[Source code of charts]
---
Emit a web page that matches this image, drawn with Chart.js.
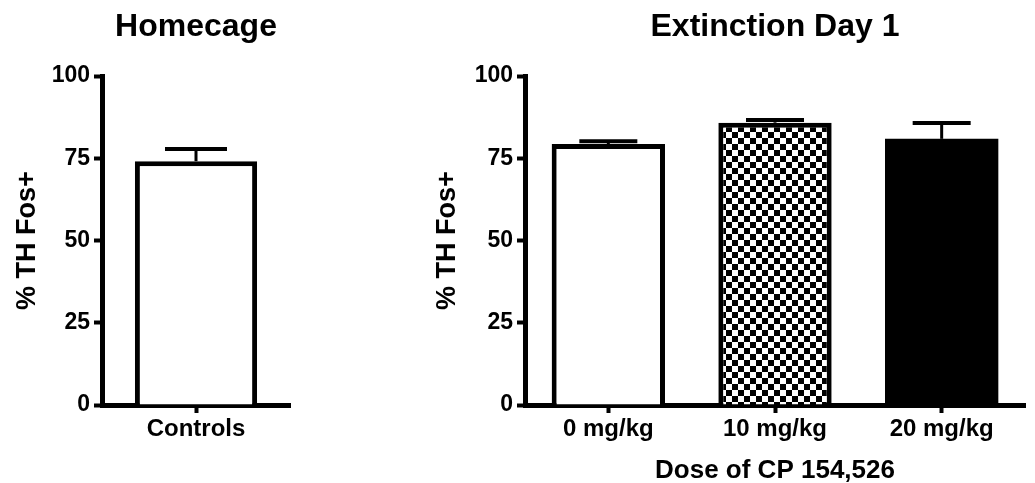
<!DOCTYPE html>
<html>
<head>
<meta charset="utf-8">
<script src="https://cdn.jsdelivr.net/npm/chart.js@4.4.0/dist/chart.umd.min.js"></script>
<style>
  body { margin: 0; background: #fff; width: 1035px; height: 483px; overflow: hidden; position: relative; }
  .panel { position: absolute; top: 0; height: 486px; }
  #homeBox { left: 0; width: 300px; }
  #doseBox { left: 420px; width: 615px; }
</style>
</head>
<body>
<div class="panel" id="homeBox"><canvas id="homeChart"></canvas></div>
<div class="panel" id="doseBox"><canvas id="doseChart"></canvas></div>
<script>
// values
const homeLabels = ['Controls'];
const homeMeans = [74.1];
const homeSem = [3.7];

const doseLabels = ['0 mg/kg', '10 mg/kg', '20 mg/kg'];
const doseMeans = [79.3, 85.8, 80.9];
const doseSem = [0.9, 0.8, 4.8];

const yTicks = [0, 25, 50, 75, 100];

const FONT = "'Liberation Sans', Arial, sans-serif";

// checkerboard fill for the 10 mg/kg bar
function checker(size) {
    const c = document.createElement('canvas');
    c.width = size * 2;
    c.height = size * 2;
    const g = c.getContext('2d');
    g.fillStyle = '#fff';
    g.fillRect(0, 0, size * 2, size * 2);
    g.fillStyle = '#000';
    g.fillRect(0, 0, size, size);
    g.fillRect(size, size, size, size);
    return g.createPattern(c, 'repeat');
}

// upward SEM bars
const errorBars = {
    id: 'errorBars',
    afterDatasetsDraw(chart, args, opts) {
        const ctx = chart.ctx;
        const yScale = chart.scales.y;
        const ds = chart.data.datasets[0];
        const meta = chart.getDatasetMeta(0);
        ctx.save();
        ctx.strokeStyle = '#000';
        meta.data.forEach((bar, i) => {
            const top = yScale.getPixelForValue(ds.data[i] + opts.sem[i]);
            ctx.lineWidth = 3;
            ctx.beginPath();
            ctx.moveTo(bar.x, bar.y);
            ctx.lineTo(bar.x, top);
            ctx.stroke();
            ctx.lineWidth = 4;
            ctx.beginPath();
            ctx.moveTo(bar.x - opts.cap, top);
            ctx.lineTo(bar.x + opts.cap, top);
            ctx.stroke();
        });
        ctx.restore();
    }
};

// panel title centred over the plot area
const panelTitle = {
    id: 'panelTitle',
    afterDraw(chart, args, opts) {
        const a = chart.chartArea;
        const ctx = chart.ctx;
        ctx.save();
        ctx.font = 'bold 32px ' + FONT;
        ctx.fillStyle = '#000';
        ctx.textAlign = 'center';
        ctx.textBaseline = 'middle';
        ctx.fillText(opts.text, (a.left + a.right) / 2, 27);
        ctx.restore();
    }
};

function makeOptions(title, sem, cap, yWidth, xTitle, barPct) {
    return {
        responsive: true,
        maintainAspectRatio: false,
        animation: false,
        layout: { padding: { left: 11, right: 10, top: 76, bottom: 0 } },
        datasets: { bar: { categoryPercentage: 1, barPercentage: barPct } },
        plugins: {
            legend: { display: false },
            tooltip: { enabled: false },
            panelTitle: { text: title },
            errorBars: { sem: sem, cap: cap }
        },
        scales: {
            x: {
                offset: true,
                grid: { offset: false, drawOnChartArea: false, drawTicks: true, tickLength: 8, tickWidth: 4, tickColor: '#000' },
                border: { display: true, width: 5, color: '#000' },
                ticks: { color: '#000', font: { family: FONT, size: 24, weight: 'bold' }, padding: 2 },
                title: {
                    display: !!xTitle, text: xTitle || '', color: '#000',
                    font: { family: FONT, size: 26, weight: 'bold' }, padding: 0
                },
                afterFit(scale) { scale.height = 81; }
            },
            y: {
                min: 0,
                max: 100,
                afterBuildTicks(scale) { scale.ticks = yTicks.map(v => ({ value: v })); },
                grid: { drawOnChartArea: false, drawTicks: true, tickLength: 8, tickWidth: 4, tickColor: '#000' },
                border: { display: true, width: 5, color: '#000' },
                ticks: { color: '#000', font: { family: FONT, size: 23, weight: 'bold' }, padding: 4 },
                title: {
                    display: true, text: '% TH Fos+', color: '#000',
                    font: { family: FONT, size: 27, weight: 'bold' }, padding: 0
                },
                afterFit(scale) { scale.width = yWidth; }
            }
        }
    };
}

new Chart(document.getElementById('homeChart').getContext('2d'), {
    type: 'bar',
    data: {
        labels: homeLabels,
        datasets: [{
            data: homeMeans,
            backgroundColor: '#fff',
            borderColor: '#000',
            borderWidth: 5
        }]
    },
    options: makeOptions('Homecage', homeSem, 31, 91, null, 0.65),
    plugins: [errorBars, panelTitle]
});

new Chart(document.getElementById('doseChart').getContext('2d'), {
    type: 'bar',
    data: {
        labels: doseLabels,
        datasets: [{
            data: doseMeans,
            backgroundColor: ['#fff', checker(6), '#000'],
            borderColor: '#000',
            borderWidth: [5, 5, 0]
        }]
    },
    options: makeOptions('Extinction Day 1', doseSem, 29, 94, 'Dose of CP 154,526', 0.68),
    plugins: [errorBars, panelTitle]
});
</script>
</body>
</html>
---
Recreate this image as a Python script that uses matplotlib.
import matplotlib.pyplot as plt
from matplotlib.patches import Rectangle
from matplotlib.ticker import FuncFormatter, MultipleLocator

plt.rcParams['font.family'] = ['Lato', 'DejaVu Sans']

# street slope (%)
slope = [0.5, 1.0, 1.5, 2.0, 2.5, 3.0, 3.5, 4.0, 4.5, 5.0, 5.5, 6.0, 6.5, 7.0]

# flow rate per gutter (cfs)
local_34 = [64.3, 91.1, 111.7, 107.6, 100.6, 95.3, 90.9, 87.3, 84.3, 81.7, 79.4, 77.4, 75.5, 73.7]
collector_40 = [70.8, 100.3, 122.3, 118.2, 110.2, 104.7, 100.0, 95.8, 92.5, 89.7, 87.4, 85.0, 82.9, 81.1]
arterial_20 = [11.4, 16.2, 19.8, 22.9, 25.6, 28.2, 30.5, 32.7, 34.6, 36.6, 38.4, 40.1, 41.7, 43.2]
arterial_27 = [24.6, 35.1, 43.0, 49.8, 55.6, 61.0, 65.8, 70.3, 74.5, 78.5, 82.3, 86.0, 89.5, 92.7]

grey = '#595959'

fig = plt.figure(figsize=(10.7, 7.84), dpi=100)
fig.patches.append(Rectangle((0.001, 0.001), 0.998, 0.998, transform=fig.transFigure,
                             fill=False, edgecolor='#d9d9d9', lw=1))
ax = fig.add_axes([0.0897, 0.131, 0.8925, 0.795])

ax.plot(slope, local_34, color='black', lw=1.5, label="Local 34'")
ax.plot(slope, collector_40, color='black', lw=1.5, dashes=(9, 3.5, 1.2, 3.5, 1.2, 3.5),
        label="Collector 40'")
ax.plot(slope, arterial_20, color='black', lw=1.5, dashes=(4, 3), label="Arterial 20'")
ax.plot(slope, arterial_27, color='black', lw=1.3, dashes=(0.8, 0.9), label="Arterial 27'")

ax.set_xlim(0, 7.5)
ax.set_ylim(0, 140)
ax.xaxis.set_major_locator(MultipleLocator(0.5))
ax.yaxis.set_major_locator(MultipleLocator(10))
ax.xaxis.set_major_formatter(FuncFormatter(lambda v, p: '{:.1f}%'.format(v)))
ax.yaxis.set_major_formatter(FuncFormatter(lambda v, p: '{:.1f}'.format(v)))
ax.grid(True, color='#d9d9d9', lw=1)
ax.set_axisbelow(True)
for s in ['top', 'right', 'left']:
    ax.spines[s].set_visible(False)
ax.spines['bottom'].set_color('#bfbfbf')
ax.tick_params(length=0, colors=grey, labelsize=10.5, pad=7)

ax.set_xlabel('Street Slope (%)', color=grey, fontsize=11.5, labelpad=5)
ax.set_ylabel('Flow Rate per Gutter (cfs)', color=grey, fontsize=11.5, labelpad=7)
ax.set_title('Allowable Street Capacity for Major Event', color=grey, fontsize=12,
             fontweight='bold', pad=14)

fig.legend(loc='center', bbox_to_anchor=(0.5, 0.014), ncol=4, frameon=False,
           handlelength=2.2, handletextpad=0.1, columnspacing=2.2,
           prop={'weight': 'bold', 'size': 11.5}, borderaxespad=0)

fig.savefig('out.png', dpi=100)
---
Pick out all lines containing the string "image".

*COMPLETE RESPONSE:*
Emit a web page that matches this image, drawn with Chart.js.
Recreate this image as a Python script that uses matplotlib.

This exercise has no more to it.